Purpose Drives Governance; Governance Drives Everything
(Note: Some content is based on the Multi-stakeholder Purpose section of my “The 21st Century Sustainable Enterprise Force Field” white paper.)
I was recently asked why the score on Governance was factored into other scores in the Basic Sustainability Assessment Tool (BSAT). That question prompted my adding an appropriate explanation to BSAT and tweaking the degree to which the Governance score consistently impacts scores on other sustainability issues, scores on the Sustainable Development Goals (SDGs), and scores on the three non-financial capitals (natural, human, and social capitals). Fundamentally, the importance of governance is based on the adage, “Purpose drives governance; governance drives everything.” Purpose provides the why; governance provides the how. It’s a ripple effect. Let’s explore that symbiotic relationship, starting with purpose.
A corporate shareholder-primacy purpose has worked well for decades … for the 1 percent that reaped its rewards. It failed for the other 99 percent of us. The immoral and growing gap between the haves and have-nots has exposed the myth of trickle-down economics. The 2008 financial crisis revealed the perils of short-termism and a myopic focus on shareholders at the expense of other stakeholders. Meanwhile, in the court of public opinion, companies are now being held accountable for environmental, social and economic damage.
This has led to calls for a multi-stakeholder corporate purpose. A growing consensus of business leaders, economists, academics, NGOs, and policymakers have embraced multi-stakeholder capitalism as the key to sustainable, broad-based prosperity and economic justice. They advocate for stakeholder-centric capitalism in which corporations are required to contribute to the common good, as was originally intended when corporate chartering laws were first enacted in Europe over 400 years ago.
Business Roundtable (BRT) members are CEOs of the largest 181 corporations in the U.S.A. In August 2019, the BRT acknowledged that 20th century shareholder-primacy capitalism has failed and declared that the 21st century corporate purpose is to maximize stakeholder wellbeing. The 2019 statement released by the BRT lists the six primary stakeholders to which corporations should deliver value: customers, employees, suppliers, communities, the environment … and shareholders. Shareholders are still stakeholders, but not the only stakeholder.
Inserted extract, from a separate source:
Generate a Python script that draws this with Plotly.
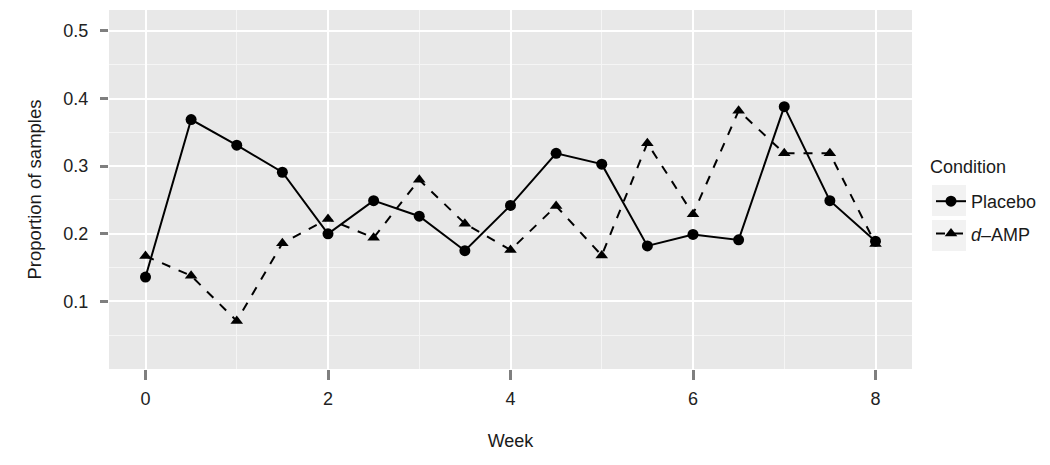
import plotly.graph_objects as go

# Data
weeks = [0, 0.5, 1, 1.5, 2, 2.5, 3, 3.5, 4, 4.5, 5, 5.5, 6, 6.5, 7, 7.5, 8]
placebo = [0.136, 0.369, 0.331, 0.291, 0.200, 0.249, 0.226, 0.175, 0.242,
           0.319, 0.303, 0.182, 0.199, 0.191, 0.388, 0.249, 0.189]
d_amp = [0.167, 0.138, 0.071, 0.186, 0.222, 0.194, 0.280, 0.215, 0.176,
         0.241, 0.168, 0.334, 0.229, 0.382, 0.319, 0.319, 0.185]

x_ticks = [0, 2, 4, 6, 8]
y_ticks = [0.1, 0.2, 0.3, 0.4, 0.5]

font = "Liberation Sans, Arial, sans-serif"

# page has an 8px body margin, so work in figure pixels = page pixels - 8
W, H = 1042, 457
L, R, T, B = 101, 904, 2, 361

def px(x):
    return (x - L) / (R - L)

def py(y):
    return (B - y) / (B - T)

fig = go.Figure()

fig.add_trace(go.Scatter(
    x=weeks, y=placebo, name="Placebo", mode="lines+markers", legendgroup="p",
    line=dict(color="black", width=2, dash="solid"),
    marker=dict(symbol="circle", size=11, color="black"),
))
fig.add_trace(go.Scatter(
    x=weeks, y=d_amp, name="<i>d</i>\u2013AMP", mode="lines+markers", legendgroup="d",
    line=dict(color="black", width=2, dash="dash"),
    marker=dict(symbol="triangle-up", size=11, color="black"),
))

# grey legend key boxes, ggplot style
for y0, y1 in [(177, 208), (212, 243)]:
    fig.add_shape(type="rect", xref="paper", yref="paper",
                  x0=px(924), x1=px(958), y0=py(y1), y1=py(y0),
                  fillcolor="#F2F2F2", line=dict(width=0), layer="below")

fig.add_annotation(text="Condition", xref="paper", yref="paper",
                   x=px(920), y=py(159), xanchor="left", yanchor="middle",
                   showarrow=False, font=dict(size=18, color="#1a1a1a"))

fig.update_layout(
    width=W, height=H,
    margin=dict(l=L, r=W - R, t=T, b=H - B),
    paper_bgcolor="white",
    plot_bgcolor="#E8E8E8",
    font=dict(family=font, size=18, color="#1a1a1a"),
    showlegend=True,
    legend=dict(
        x=px(923), xanchor="left", y=py(175), yanchor="top",
        bgcolor="rgba(0,0,0,0)", font=dict(size=18, color="#1a1a1a"),
        itemwidth=30, tracegroupgap=6,
    ),
    xaxis=dict(
        range=[-0.4, 8.4], tickvals=x_ticks, ticktext=[str(v) for v in x_ticks],
        showgrid=True, gridcolor="white", gridwidth=2.2,
        minor=dict(dtick=1, tick0=0, showgrid=True, gridcolor="#F5F5F5", gridwidth=1),
        ticks="outside", ticklen=10, tickwidth=2.5, tickcolor="#7F7F7F",
        ticklabelstandoff=3,
        zeroline=False, showline=False, automargin=False,
        title=dict(text="Week", standoff=26, font=dict(size=18)),
        tickfont=dict(size=18, color="#222222"),
    ),
    yaxis=dict(
        range=[0.0, 0.531], tickvals=y_ticks, ticktext=[f"{v:.1f}" for v in y_ticks],
        showgrid=True, gridcolor="white", gridwidth=2.2,
        minor=dict(dtick=0.05, tick0=0.05, showgrid=True, gridcolor="#F5F5F5", gridwidth=1),
        ticks="outside", ticklen=8, tickwidth=2.5, tickcolor="#7F7F7F",
        ticklabelstandoff=8,
        zeroline=False, showline=False, automargin=False,
        title=dict(text="Proportion of samples", standoff=16, font=dict(size=18.5)),
        tickfont=dict(size=18, color="#222222"),
    ),
)

fig.write_html("out.html")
A corporate purpose of “maximize stakeholder wellbeing” is replacing the outdated and myopic “maximize shareholder wealth” purpose. In 2018, Larry Fink, Chairman and CEO of Blackrock – the largest investment management firm on the planet – declared it’s time that companies have a social purpose. “Without a sense of purpose, no company, either public or private, can achieve its full potential. It will ultimately lose the license to operate from key stakeholders.” In 2019, Larry Fink went further and stated that social purpose is not a sacrifice; in fact, it’s the “animating force” for profits. A 2020 survey of 150 American business executives found that over 90 percent of those surveyed believe that purpose-driven companies have positive business outcomes: improved reputation, stronger employee recruitment and retention, increased consumer trust and increased customer loyalty.
A social / multi-stakeholder purpose transforms corporate governance, which changes everything. It ensures that the board’s duty of care includes consideration for the interests of all stakeholders, including the environment / Mother Nature and society / Future Generations. It changes what the company manages, measures, rewards and discloses. It changes the definition of “materiality” from considerations that might influence an investor’s decision to broader considerations that might affect any stakeholder’s wellbeing, including the wellbeing of the environment and society-at-large. Governance aspects of a company with a stakeholder-primacy purpose are contrasted with characteristics of a company with a multi-stakeholder purpose in this figure from “The 21st Century Sustainable Enterprise Force Field” white paper.
The characteristic factors in the first column of the table are assessed in the Governance question in BSAT. The Governance score is then factored into the overall sustainability score so that it constitutes 10% of the overall score. This ensures that high scores on environmental, employee and community issues are not just a flash in the pan, or a happy fluke. Sustainability scores’ dependence on a high Governance score ensures that good sustainability scores were intentional and the result of systemic attention to sustainability issues because they matter.
A multi-stakeholder purpose improves governance. Improving Governance is the highest leverage way to improve company performance on all sustainability issues. BSAT scoring encourages that attention.